One of my favourite guitarists, Burrell offers passage upon passage of peerless playing. His blues-hued post Christian sound and phrasing, his harmonic and melodic literacy, achieve the seemingly impossible feat of sounding at once intense and mellow, crisp and liquid, contained and expansive. What a musician!

Coltrane offers some crying and burning pre-modal testifying in the medium-up clip of the workout that is Tommy Flanagan’s Freight Trane – where Paul Chambers has an arresting, deeply cast arco solo. Relish also Coltrane’s contributions to Burrell’s Lyresto, where there are also some good bass and drum trades, and enjoy the relaxed overall bounce of I Never Knew. And move to the blues-sprung grooves which propel Big Paul, Flanagan’s lengthy and irresistible group tribute to Chambers.

The shortish duet between Burrell and Coltrane that is the Kern/Hammerstein ballad Why Was I Born? supplies the contrasting standout piece here, where the tempered phrasing and lyricism of Coltrane’s sound prefigure the soulfulness of a piece like After The Rain or the mood of an album like Ballads, both from the early 1960s.

In his original Downbeat review Harvey Pekar gave the music five stars and deemed it one of the best examples of jazz in the late 50s. But Coltrane’s Giant Steps, Davis’s Kind Of Blue, Mingus’s Mingus Ah Um and Coleman’s The Shape Of Jazz To Come would all appear in 1959. And a couple of years earlier, Sonny Rollins had cut A Night At The Village Vanguard.

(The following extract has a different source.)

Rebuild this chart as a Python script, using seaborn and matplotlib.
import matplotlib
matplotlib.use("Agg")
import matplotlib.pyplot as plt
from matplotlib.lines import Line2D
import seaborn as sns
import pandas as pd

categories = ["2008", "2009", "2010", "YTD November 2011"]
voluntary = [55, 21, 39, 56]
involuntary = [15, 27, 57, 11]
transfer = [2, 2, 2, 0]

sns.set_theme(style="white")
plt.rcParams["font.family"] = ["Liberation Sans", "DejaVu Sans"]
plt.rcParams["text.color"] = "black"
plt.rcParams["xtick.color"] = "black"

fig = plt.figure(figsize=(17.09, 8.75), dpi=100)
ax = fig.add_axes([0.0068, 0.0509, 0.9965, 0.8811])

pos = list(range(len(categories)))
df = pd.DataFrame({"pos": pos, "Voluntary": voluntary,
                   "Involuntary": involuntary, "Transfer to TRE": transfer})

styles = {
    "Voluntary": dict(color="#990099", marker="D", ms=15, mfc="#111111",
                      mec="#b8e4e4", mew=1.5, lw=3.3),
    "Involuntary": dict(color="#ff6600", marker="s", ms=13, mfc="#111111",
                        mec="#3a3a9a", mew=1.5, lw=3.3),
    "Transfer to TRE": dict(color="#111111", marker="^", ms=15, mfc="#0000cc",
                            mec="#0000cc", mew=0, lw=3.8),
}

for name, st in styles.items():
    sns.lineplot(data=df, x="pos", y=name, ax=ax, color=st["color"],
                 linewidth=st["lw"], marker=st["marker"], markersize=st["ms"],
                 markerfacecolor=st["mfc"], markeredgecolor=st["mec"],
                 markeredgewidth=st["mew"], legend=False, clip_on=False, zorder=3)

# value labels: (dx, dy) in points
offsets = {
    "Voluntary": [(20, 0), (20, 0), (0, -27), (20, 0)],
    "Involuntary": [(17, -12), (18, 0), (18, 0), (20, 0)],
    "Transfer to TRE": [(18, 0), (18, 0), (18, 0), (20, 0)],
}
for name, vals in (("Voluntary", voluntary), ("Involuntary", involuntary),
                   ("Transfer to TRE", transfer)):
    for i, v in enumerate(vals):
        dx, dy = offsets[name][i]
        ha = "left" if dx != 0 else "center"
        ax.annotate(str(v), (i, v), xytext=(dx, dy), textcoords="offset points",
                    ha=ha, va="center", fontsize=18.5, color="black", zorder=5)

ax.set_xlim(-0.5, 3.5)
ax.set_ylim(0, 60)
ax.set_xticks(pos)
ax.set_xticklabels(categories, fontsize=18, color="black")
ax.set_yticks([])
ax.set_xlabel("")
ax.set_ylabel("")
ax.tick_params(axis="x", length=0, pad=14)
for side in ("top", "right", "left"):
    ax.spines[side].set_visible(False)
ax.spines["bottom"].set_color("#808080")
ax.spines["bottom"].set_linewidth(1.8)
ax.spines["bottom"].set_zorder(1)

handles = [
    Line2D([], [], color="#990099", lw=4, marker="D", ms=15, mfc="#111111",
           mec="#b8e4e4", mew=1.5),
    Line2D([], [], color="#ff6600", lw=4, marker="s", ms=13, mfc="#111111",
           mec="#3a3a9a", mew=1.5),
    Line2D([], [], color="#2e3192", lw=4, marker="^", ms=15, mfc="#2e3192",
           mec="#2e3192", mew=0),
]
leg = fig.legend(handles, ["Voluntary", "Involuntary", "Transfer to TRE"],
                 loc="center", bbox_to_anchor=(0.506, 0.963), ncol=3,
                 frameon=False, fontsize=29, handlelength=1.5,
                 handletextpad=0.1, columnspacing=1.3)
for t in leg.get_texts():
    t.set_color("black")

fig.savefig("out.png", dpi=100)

Maybe, then, the present disc has to slip back some in the “best of jazz in the late 1950s” category. Nevertheless, this one-off meeting between two masters of their craft remains essential – and most enjoyable – listening.

Discography
Freight Trane; I Never Knew; Lyresto (19.15) Why Was I Born; Big Paul (18.02)
Burrell (elg); Coltrane (ts); Tommy Flanagan (p); Paul Chambers (b); Jimmy Cobb (d). New Jersey, 7 March 1958.